» WHAT YOU NEED TO DO: Tally the lines in the records underneath that contain the string "this", and state the figure by itself.

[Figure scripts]
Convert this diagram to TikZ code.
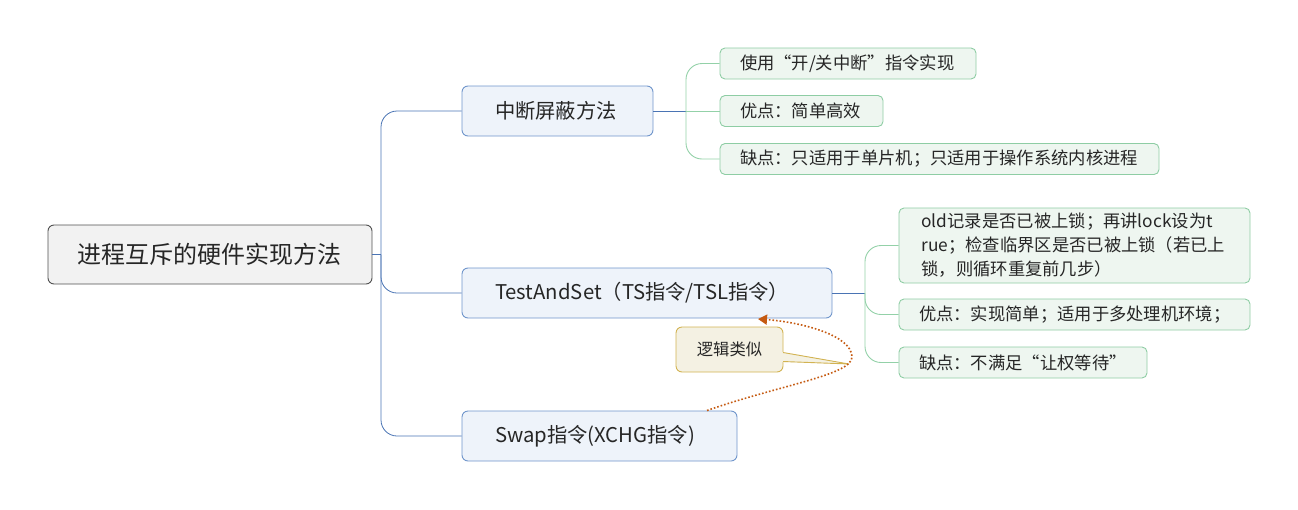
\documentclass[tikz,border=0pt]{standalone}
\usepackage{fontspec}
\setmainfont{Noto Sans CJK SC}
\usetikzlibrary{arrows.meta}
\definecolor{bluec}{HTML}{4A74B4}
\definecolor{bfill}{HTML}{EEF3FA}
\definecolor{bdraw}{HTML}{6F95CB}
\definecolor{gfill}{HTML}{EEF6F0}
\definecolor{gdraw}{HTML}{8ECDA4}
\definecolor{gline}{HTML}{93D1A8}
\definecolor{rfill}{HTML}{F2F2F2}
\definecolor{rdraw}{HTML}{505050}
\definecolor{cfill}{HTML}{F4F1E3}
\definecolor{cdraw}{HTML}{D2B352}
\definecolor{dotc}{HTML}{C55A11}
\definecolor{txt}{HTML}{262626}
\tikzset{
  rootbox/.style={draw=rdraw, fill=rfill, rounded corners=6pt, line width=0.9pt, text=txt,
    font=\fontsize{24}{28}\selectfont, minimum width=324pt, minimum height=59pt,
    inner xsep=29pt, inner ysep=0pt, text width=266pt, align=left},
  branchbox/.style={draw=bdraw, fill=bfill, rounded corners=6pt, line width=0.9pt, text=txt,
    font=\fontsize{20.3}{24}\selectfont, minimum height=50pt, inner xsep=33pt, inner ysep=0pt, align=left},
  leafbox/.style={draw=gdraw, fill=gfill, rounded corners=5pt, line width=0.9pt, text=txt,
    font=\fontsize{17.3}{24}\selectfont, minimum height=31pt, inner xsep=20pt, inner ysep=0pt, align=left},
  callbox/.style={draw=cdraw, fill=cfill, rounded corners=6pt, line width=0.9pt, text=txt,
    font=\fontsize{16.3}{19}\selectfont, minimum width=107pt, minimum height=45pt, inner sep=0pt},
  bconn/.style={draw=bluec, line width=0.8pt, rounded corners=16pt},
  gconn/.style={draw=gline, line width=0.9pt, rounded corners=16pt},
}
\begin{document}
\begin{tikzpicture}[x=1pt,y=-1pt]
\useasboundingbox (0,0) rectangle (1298,509);
% root
\node[rootbox] (root) at (210,254.5) {进程互斥的硬件实现方法};
% branches
\node[branchbox, text width=125pt] (b1) at (557.5,111) {中断屏蔽方法};
\node[branchbox, text width=304pt] (b2) at (647,293) {TestAndSet（TS指令/TSL指令）};
\node[branchbox, text width=209pt] (b3) at (599.5,436) {Swap指令(XCHG指令)};
% leaves
\node[leafbox, text width=216pt] (l1a) at (848,63.5) {使用“开/关中断”指令实现};
\node[leafbox, text width=123pt] (l1b) at (801.5,111) {优点：简单高效};
\node[leafbox, text width=399pt] (l1c) at (939.5,159) {缺点：只适用于单片机；只适用于操作系统内核进程};
\node[leafbox, text width=328pt, inner xsep=11.5pt, minimum height=75pt] (l2a) at (1074.5,245.5)
  {\hspace*{11pt}old记录是否已被上锁；再讲lock设为t\\\hspace*{11pt}rue；检查临界区是否已被上锁（若已上\\\hspace*{11pt}锁，则循环重复前几步）};
\node[leafbox, text width=311pt] (l2b) at (1074.5,314.5) {优点：实现简单；适用于多处理机环境；};
\node[leafbox, text width=208pt] (l2c) at (1023,362.5) {缺点：不满足“让权等待”};
% callout
\node[callbox] (call) at (729.5,349.5) {逻辑类似};
% root connectors
\coordinate (sp) at (381,254.5);
\draw[bconn] (root.east) -- (sp);
\draw[bconn] (b1.west) -- (381,111) -- (381,436) -- (b3.west);
\draw[bconn] (sp) -- (381,293) -- (b2.west);
% branch 1 leaves
\coordinate (g1) at (686,111);
\draw[bconn] (b1.east) -- (g1);
\draw[gconn] (l1a.west) -- (686,63.5) -- (686,159) -- (l1c.west);
\draw[gconn] (g1) -- (l1b.west);
% branch 2 leaves
\coordinate (g2) at (865,293);
\draw[bconn] (b2.east) -- (g2);
\draw[gconn] (l2a.west) -- (865,245.5) -- (865,362.5) -- (l2c.west);
\draw[gconn] (g2) -- (865,314.5) -- (l2b.west);
% callout pointer
\coordinate (tip) at (849,364);
\fill[cfill] (782,352) -- (tip) -- (782,362) -- cycle;
\draw[cdraw, line width=0.9pt] (783,352.5) -- (tip) -- (783,361.5);
% dotted relation
\coordinate (s) at (707,410.5);
\coordinate (e) at (758,319);
\coordinate (m) at (852,357);
\draw[dotc, line width=1.6pt, dotted, -{Triangle[width=10pt,length=9pt]}]
  (s) .. controls (780,385) and (852,375) .. (m)
      .. controls (852,335) and (800,322) .. (e);
\end{tikzpicture}
\end{document}
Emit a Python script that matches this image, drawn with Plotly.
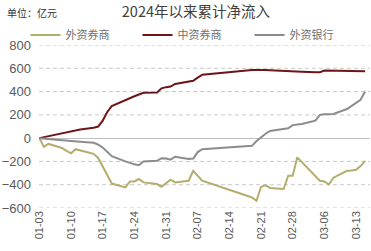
import plotly.graph_objects as go

dates = ["2024-01-03","2024-01-04","2024-01-05","2024-01-08","2024-01-09","2024-01-10","2024-01-11","2024-01-12",
         "2024-01-15","2024-01-16","2024-01-17","2024-01-18","2024-01-19","2024-01-22","2024-01-23","2024-01-24",
         "2024-01-25","2024-01-26","2024-01-29","2024-01-30","2024-01-31","2024-02-01","2024-02-02","2024-02-05",
         "2024-02-06","2024-02-07","2024-02-08","2024-02-19","2024-02-20","2024-02-21","2024-02-22","2024-02-23",
         "2024-02-26","2024-02-27","2024-02-28","2024-02-29","2024-03-01","2024-03-04","2024-03-05","2024-03-06",
         "2024-03-07","2024-03-08","2024-03-11","2024-03-12","2024-03-13","2024-03-14","2024-03-15"]

foreign_brokers = [0,-75,-50,-85,-110,-130,-95,-105,-135,-170,-240,-310,-390,-423,-372,-372,
                   -351,-380,-394,-417,-385,-357,-380,-366,-280,-320,-365,-510,-538,-418,-405,-428,
                   -437,-323,-323,-165,-205,-330,-366,-372,-398,-340,-280,-278,-272,-240,-195]
chinese_brokers = [0,8,15,38,48,56,62,75,90,100,150,225,275,330,345,360,
                   375,390,392,428,438,443,465,485,492,520,545,585,587,588,585,583,
                   580,578,575,575,570,566,566,580,580,578,577,577,576,576,575]
foreign_banks = [0,-3,-5,-12,-15,-22,-25,-30,-40,-55,-80,-120,-155,-200,-215,-225,
                 -232,-200,-195,-172,-175,-185,-160,-178,-175,-120,-95,-66,-25,10,38,62,
                 78,85,112,118,122,150,200,205,205,208,250,275,300,330,400]

series_names = ["外资券商", "中资券商", "外资银行"]
colors = ["#B5AD6E", "#6E1518", "#8C8C8C"]
yticks = [800, 600, 400, 200, 0, -200, -400, -600]

legend_ids = ["legend", "legend2", "legend3"]
fig = go.Figure()
for name, vals, c, lg in zip(series_names, [foreign_brokers, chinese_brokers, foreign_banks], colors, legend_ids):
    fig.add_trace(go.Scatter(x=dates, y=vals, name=name, mode="lines", showlegend=True,
                             line=dict(color=c, width=2), legend=lg))

# dashed horizontal gridlines at the tick values (zero line stays solid)
for v in yticks:
    if v != 0:
        fig.add_hline(y=v, line=dict(color="#C8C8C8", width=1, dash="4px,3px"), layer="below")

font_num = "Liberation Sans, Arial, Noto Sans CJK SC"
legend_font = dict(family="Noto Sans CJK SC", size=11, color="#707070")
def legend_at(px):
    return dict(orientation="h", x=(px-39)/331, xanchor="left", y=(208-35)/163, yanchor="middle",
                font=legend_font, bgcolor="rgba(0,0,0,0)", itemwidth=30, visible=True)

fig.update_layout(
    width=371, height=251, showlegend=True,
    margin=dict(l=39, r=1, t=45, b=43, autoexpand=False),
    paper_bgcolor="white", plot_bgcolor="white",
    title=dict(text="2024年以来累计净流入", x=0.528, xref="container", xanchor="center",
               y=0.952, yanchor="middle",
               font=dict(family="Noto Sans CJK SC", size=14.5, color="#404040")),
    legend=legend_at(25.5),
    legend2=legend_at(137.5),
    legend3=legend_at(249.5),
    xaxis=dict(type="date", range=["2024-01-02 22:00", "2024-03-16 02:00"],
               tick0="2024-01-03", dtick=7*86400000, tickformat="%m-%d", tickangle=-90,
               showgrid=False, zeroline=False, showline=False, ticks="",
               tickfont=dict(family=font_num, size=11, color="#595959")),
    yaxis=dict(range=[-600, 800], tickvals=yticks, showgrid=False,
               zeroline=True, zerolinecolor="#BFBFBF",
               zerolinewidth=1, ticks="", ticklabelstandoff=7,
               tickfont=dict(family=font_num, size=13, color="#595959")),
    annotations=[dict(text="单位：亿元", xref="paper", yref="paper", x=-34/331, y=(208-12)/163,
                      xanchor="left", yanchor="middle", showarrow=False,
                      font=dict(family="Noto Sans CJK SC", size=10, color="#333333"))],
)

fig.write_html("out.html")
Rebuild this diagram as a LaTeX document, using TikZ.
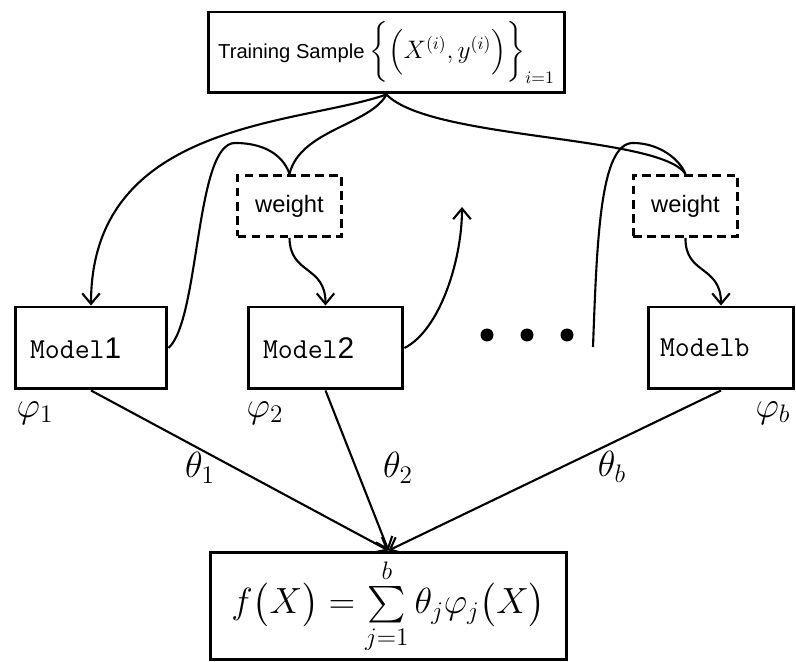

» THE RESULT: 3